I think if you ask Tom that very question he will in fact say that he made a very deliberate decision to not design courses that looked like Dye, but to in fact go in another direction so that he would distinguish himself. If Tom made courses that looked like Dye he would not have gotten any work (why hire the copy if you can hire the real thing?). He instead chose to go down another path and thus became a trail blazer. It is very similar to how Dye saw the style of Trent Jones and made a concious decision to go in another direction.
Trust me, give it enough time and a designer will emerge that will distinguish himself from the current style and shift the entire direction of golf design into a new era. Mind you, to be fair, that might be more difficult since there are less and less courses being built.
It really would be better if you guys just asked me the question, instead of speculating about my answer.
Matt, I had only been working at Long Cove about a month when Mr. Dye told me the story of building Harbour Town and when he made the decision to do his own thing instead of following Trent Jones. [Honestly, I think he over-simplified a bit, because he had built Crooked Stick and The Golf Club prior to Harbour Town, but maybe that means he was trying to teach me a lesson instead of just reminiscing.] Anyway, the main reason you know that story is because I have repeated it, I don't know that Pete ever told it to any golf writers.
I never for a minute took his story to mean that he'd made that decision as a business decision. I took it to mean that he thought it was a shame that everybody was building the same stuff and that golf deserved better than that, so he ought to try something different. He had obviously seen enough great courses here and overseas to realize that not all of them were in the Trent Jones style. I also took his story to mean that copying Pete's style was the wrong thing for me to do, and that I ought to find my own voice.

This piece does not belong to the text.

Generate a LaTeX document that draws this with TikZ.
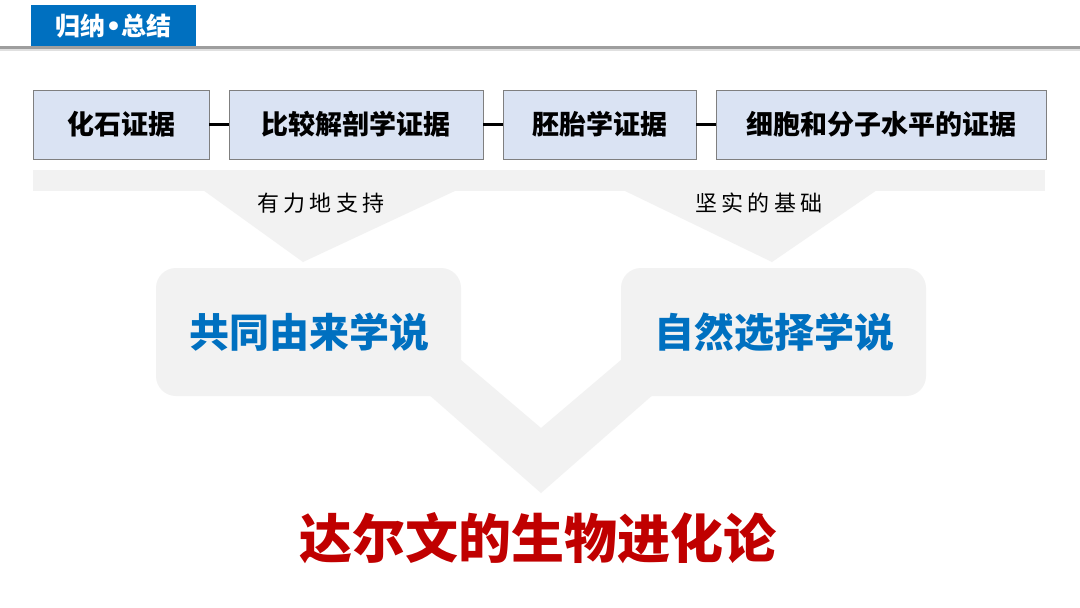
\documentclass[tikz,border=0pt]{standalone}
\usepackage{fontspec}
\newfontfamily\cjk{Noto Sans CJK SC}
\newfontfamily\cjklab[LetterSpace=20]{Noto Sans CJK SC}
\newfontfamily\dv{DejaVu Sans}
\definecolor{hdrblue}{HTML}{0070C0}
\definecolor{boxfill}{HTML}{DAE3F3}
\definecolor{boxline}{HTML}{7F7F7F}
\definecolor{shade}{HTML}{F2F2F2}
\definecolor{darkred}{HTML}{C00000}
\tikzset{
  evbox/.style={draw=boxline, line width=0.9pt, fill=boxfill, minimum height=69pt, inner sep=0pt,
    font=\cjk\bfseries\fontsize{27}{27}\selectfont, text=black},
  link/.style={line width=2.2pt, black},
  shadefill/.style={fill=shade, draw=none},
  theory/.style={font=\cjk\bfseries\fontsize{40}{40}\selectfont, text=hdrblue},
  lab/.style={font=\cjklab\fontsize{22}{22}\selectfont, text=black}
}
\begin{document}
\begin{tikzpicture}[x=1pt,y=-1pt]
\useasboundingbox (0,0) rectangle (1080,608);
\fill[white] (0,0) rectangle (1080,608);
% header
\fill[black!12] (0,48.5) rectangle (1080,51);
\fill[black!38] (0,46) rectangle (1080,48.5);
\node[fill=hdrblue, minimum width=165pt, minimum height=41pt, inner sep=0pt, anchor=north west,
  font=\cjk\bfseries\fontsize{25}{25}\selectfont, text=white] (hdr) at (31,5) {归纳{\dv\bfseries •}总结};
% evidence boxes
\node[evbox, minimum width=176pt] (b1) at (121,124.5) {化石证据};
\node[evbox, minimum width=254pt] (b2) at (356,124.5) {比较解剖学证据};
\node[evbox, minimum width=193pt] (b3) at (599.5,124.5) {胚胎学证据};
\node[evbox, minimum width=330pt] (b4) at (881,124.5) {细胞和分子水平的证据};
\draw[link] (b1.east) -- (b2.west);
\draw[link] (b2.east) -- (b3.west);
\draw[link] (b3.east) -- (b4.west);
% band and triangles
\fill[shadefill] (33,170) rectangle (1045,191);
\fill[shadefill] (203,190) -- (457,190) -- (303,262) -- cycle;
\fill[shadefill] (623,190) -- (877,190) -- (772,262) -- cycle;
\node[lab] (l1) at (321,203) {有力地支持};
\node[lab] (l2) at (759,203) {坚实的基础};
% bubbles and V
\fill[shadefill] (427,393) -- (541,493) -- (655,393) -- (621,360) -- (541,428) -- (461,360) -- cycle;
\fill[shadefill, rounded corners=20pt] (156,268) rectangle (461,396);
\fill[shadefill, rounded corners=20pt] (621,268) rectangle (926,396);
\node[theory] (t1) at (309,332) {共同由来学说};
\node[theory] (t2) at (774,332) {自然选择学说};
% conclusion
\node[font=\cjk\bfseries\fontsize{53}{53}\selectfont, text=darkred] (c) at (538,538) {达尔文的生物进化论};
\end{tikzpicture}
\end{document}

So, that's what I did. I've nodded in the past to the idea that I didn't want to copy Pete's style because it didn't make any sense; I figured I would be competing against not only Pete but also P.B. and Perry, and if you wanted their style you weren't going to hire me anyway. But it was still more than a business decision ... it was a realization that I liked the Golden Age styles better. Even before I started at Long Cove, I'd spent a summer getting around to Merion and Pine Valley and SFGC and Riviera and all those great courses, and wondered why nobody built anything like them anymore. And I'd spent a little time talking to Ben Crenshaw, who wondered the same thing.
Also, being a child of the nuclear age, I was more likely to appreciate that even though we now had the power to destroy the earth, it would be better for the world if we never had to use that power.
What my little conversation with Mr. Dye did for me was free me of the notion that I had to copy his style to show my appreciation to him. I don't know if he had the same conversation with some of the other guys who worked for him, or whether they just didn't take it the same way I did.